A common talking point of college administrators and progressive politicians has been that state budget cuts have fueled the rise in college tuition.
Preston Cooper, Senior Fellow at American Enterprise Institute. Cooper conducted research that challenges the assertion. After analyzing tuition trends at four-year colleges from 2004 to 2015, Cooper found that every dollar of per student subsidy cuts was associated with a tuition hike of less than five cents.
Cooper found changes in state subsidies appear to have little, if any effect on tuition levels at public colleges. Cooper writes:
Rather than increasing tuition, public colleges respond to subsidy cuts by reducing spending, specifically spending in areas not related to instruction such as research and administration. For every three to five dollars in subsidy cuts, spending on instruction goes down by one. Perhaps intuitively, expenditures tangential to the central educational mission of universities are the first to go when subsidies fall.

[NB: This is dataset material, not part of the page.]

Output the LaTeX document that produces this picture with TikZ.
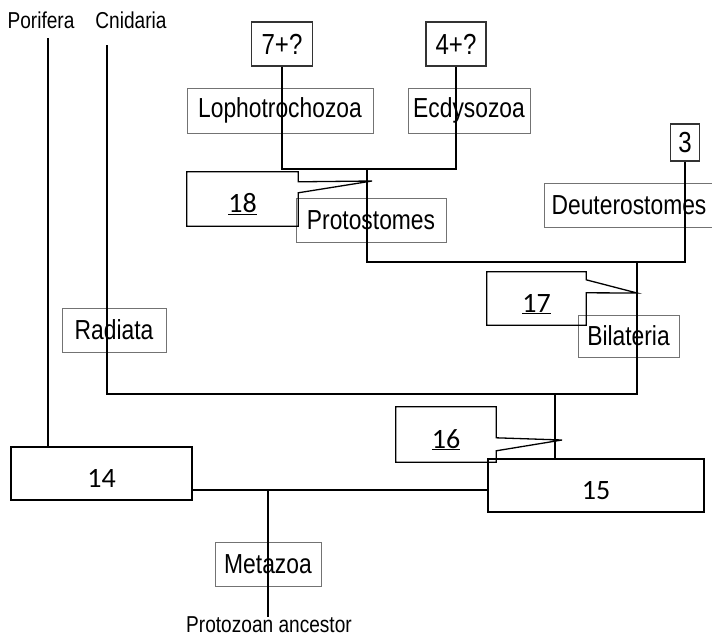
\documentclass[tikz,border=0pt]{standalone}
\usepackage{fontspec}
\setmainfont{Liberation Sans}
\newfontfamily\narrowfont{Liberation Sans}[FakeStretch=0.83]
\newfontfamily\numfont{Carlito}
\usetikzlibrary{calc}

\begin{document}
\begin{tikzpicture}[x=1pt,y=-1pt,
 lbl/.style={draw=black!55, line width=0.9pt, inner sep=0pt, font=\narrowfont\fontsize{27.5}{29}\selectfont},
 topbox/.style={draw=black!80, line width=1.1pt, inner sep=0pt, font=\narrowfont\fontsize{29}{31}\selectfont},
 numbox/.style={inner sep=0pt, text height=27pt, text depth=0pt, font=\numfont\fontsize{28}{30}\selectfont},
 outline/.style={line width=1.3pt, line join=miter},
 taxon/.style={inner sep=0pt, font=\narrowfont\fontsize{23}{25}\selectfont},
 branch/.style={line width=1.7pt}]
 \useasboundingbox (0,0) rectangle (712,638);

 \node (pori) [taxon] at (41,20) {Porifera};
 \node (cnid) [taxon] at (131,20) {Cnidaria};
 \node (anc) [taxon] at (269,625) {Protozoan ancestor};
 \coordinate (poriTop) at (48,38);
 \coordinate (cnidTop) at (107,45);

 \node (seven) [topbox, minimum width=61pt, minimum height=44pt] at (282,44) {7+?};
 \node (four) [topbox, minimum width=60pt, minimum height=44pt] at (456,44) {4+?};
 \node (three) [topbox, minimum width=29pt, minimum height=37pt] at (685,142.5) {3};

 \node (lopho) [lbl, minimum width=186pt, minimum height=45pt] at (280,110.5) {Lophotrochozoa};
 \node (ecdy) [lbl, minimum width=122pt, minimum height=45pt] at (469,110.5) {Ecdysozoa};
 \node (deut) [lbl, minimum width=170pt, minimum height=44pt] at (629,205) {Deuterostomes};
 \node (prot) [lbl, minimum width=150pt, minimum height=44pt] at (371,220) {Protostomes};
 \node (bila) [lbl, minimum width=101pt, minimum height=42pt] at (628.5,336) {Bilateria};
 \node (radi) [lbl, minimum width=104pt, minimum height=44pt] at (114,330) {Radiata};
 \node (meta) [lbl, minimum width=106pt, minimum height=44pt] at (268,564) {Metazoa};

 \node (b18) [numbox, minimum width=111pt, minimum height=54pt] at (242.5,199) {\underline{18}};
 \node (b17) [numbox, minimum width=99pt, minimum height=53pt] at (536.5,298.5) {\underline{17}};
 \node (b16) [numbox, minimum width=100pt, minimum height=55pt] at (446,434.5) {\underline{16}};
 \node (b14) [numbox, draw, line width=1.3pt, minimum width=181pt, minimum height=53pt] at (101.5,473.5) {14};
 \node (b15) [numbox, draw, line width=1.3pt, minimum width=216pt, minimum height=53pt] at (596,485.5) {15};

 \coordinate (jProt) at (367,169);
 \coordinate (jBil) at (637,262);
 \coordinate (j15) at (555,394);
 \coordinate (j14) at (268,490);
 \coordinate (tip18) at (372,181);
 \coordinate (tip17) at (637,293);
 \coordinate (tip16) at (562,440);

 \draw[branch] (poriTop) -- (poriTop |- b14.north);
 \draw[branch] (cnidTop) -- (cnidTop |- j15) -- (j15 -| jBil) -- (jBil);
 \draw[branch] (j15) -- (j15 |- b15.north);
 \draw[branch] (b14.east |- j14) -- (j14) -- (b15.west |- j14);
 \draw[branch] (j14) -- (j14 |- anc.north);
 \draw[branch] (three.south) -- (three.south |- jBil) -- (jProt |- jBil) -- (jProt);
 \draw[branch] (seven.south) -- (seven.south |- jProt) -- (four.south |- jProt) -- (four.south);

 \draw[outline] (b18.north west) -- (b18.north east) -- ++(0,10) -- (tip18)
   -- ($(b18.north east)+(0,21)$) -- (b18.south east) -- (b18.south west) -- cycle;
 \draw[outline] (b17.north west) -- (b17.north east) -- ++(0,8) -- (tip17)
   -- ($(b17.north east)+(0,21)$) -- (b17.south east) -- (b17.south west) -- cycle;
 \draw[outline] (b16.north west) -- (b16.north east) -- ++(0,31) -- (tip16)
   -- ($(b16.north east)+(0,44)$) -- (b16.south east) -- (b16.south west) -- cycle;
\end{tikzpicture}
\end{document}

So, what’s behind the high cost of a college education? Many believe the prevalence of federal financial aid has done more to drive up costs than any other factor. Financial aid has allowed millions to attend college. But it has also kept afloat institutions that might have otherwise closed, distorted the true price of education, and delayed necessary market corrections.
Remember that the next time you write a tuition check.
charlie says
I say it is due to the ease of obtaining student loans. Students have no sense of what borrowing money means. They live for the day. Without student loans colleges would be suffering.